I am currently managing a KNIME Business Hub with numerous workflows that make extensive use of Python nodes. To enhance organization and monitoring, I need to classify these workflows into two categories:
Workflows that utilize machine learning (ML) libraries (e.g., scikit-learn, TensorFlow, PyTorch, etc.) in their Python nodes.
Workflows that do not involve ML libraries in their Python nodes.
I want to develop an automated or semi-automated way to identify and segregate these workflows based on the presence of ML libraries in the Python scripts.
I am looking for suggestions, best practices, or examples from the community to efficiently manage this segregation process. Any guidance on tools, scripting approaches, or workflow design for this purpose would be greatly appreciated.

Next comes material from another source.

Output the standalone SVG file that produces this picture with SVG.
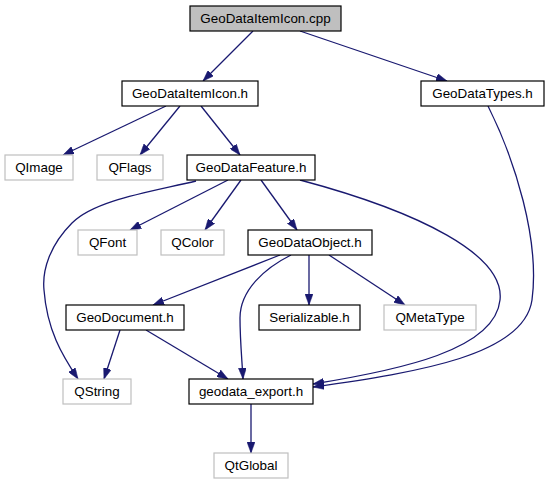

For classifying workflows, you can create a workflow to achieve this. The Workflow Reader and Workflow Summary Extractor nodes are great tools that allow you to extract Python snippets from workflows. Once you have the snippets, you can easily check for specific library imports to classify the workflows accordingly. @LukasS might have additional pointers or examples to help you get started.
You can also automate this “classification workflow” by scheduling it or deploying it as a Trigger. For instance, you could configure the trigger to automatically run whenever a new workflow is uploaded to the Hub.
Could you share a bit more about the motivation behind classifying these workflows? Do you have an approach in mind for how you’d like to “mark” the classified workflows? It’s worth noting that the upcoming KNIME 1.13 release will include a new feature to label workflow versions directly in the Hub. This functionality might align perfectly with your needs.
I’d be happy to schedule a call in the new year to discuss your use case and potential solutions further. Let me know if that works for you!